Sunday's defeat at Anfield was one of the most disappointing in quite some time. After riding the wave of Klopptimism for a month, it all came crashing down thanks to two calamitous errors on one end, and many excellent chances left wanting on the other.

Despite the the reversal against Palace, Jürgen Klopp's Reds have acquitted themselves well during this opening salvo of games--7 in a 16 day period, across 3 competitions. The players could be excused for being physically and mentally taxed after running their hearts out (and sadly in a few cases knees and hamstrings) under the new boss.

Klopp doesn't want to hear any off it.

"We have to learn that we decide how strong we are, we decide how good we are, we decide how awake we are, we decide how tired we are - nobody else.
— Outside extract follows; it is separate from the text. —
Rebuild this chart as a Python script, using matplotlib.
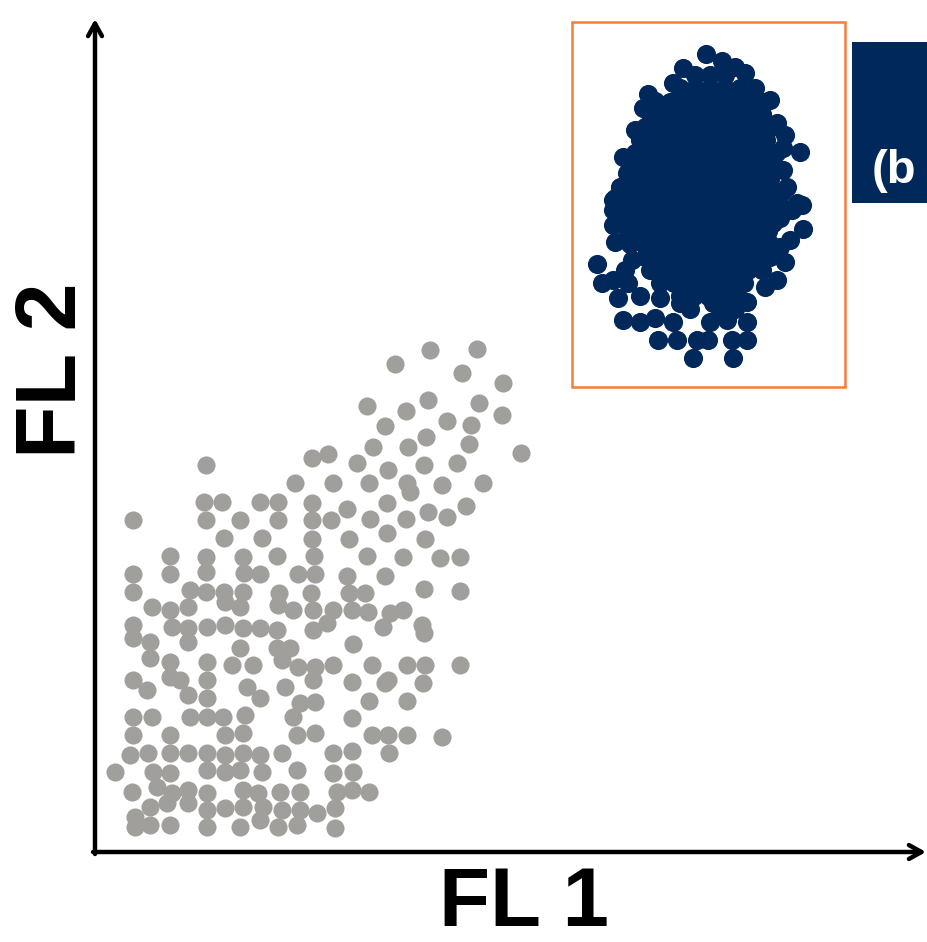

But one of the biggest [differences] between a very good game against Rubin Kazan and the game today was that there was only one thing to talk about - is it too much? Is it too much playing tournaments? I decide if I'm tired, nobody else. If you can start after 15 minutes, then of course you can start in the first second. Today we needed a few minutes to come in and it was too late for this game. After 15 minutes, when you saw this, nobody knows why they were 1-0 in the lead. That's how we have to play, we made many good things. But for today it was not enough."

Professor Klopp channeled another great leader in red, reiterating his belief in mind over matter. He knows great teams fight from the first whistle to the last, a mentality he hopes to instill at Anfield.

"We decide when it's over. Of course, the whistle decides, but between 82 and 94 minutes, you could make eight goals if you want and we have to work for that."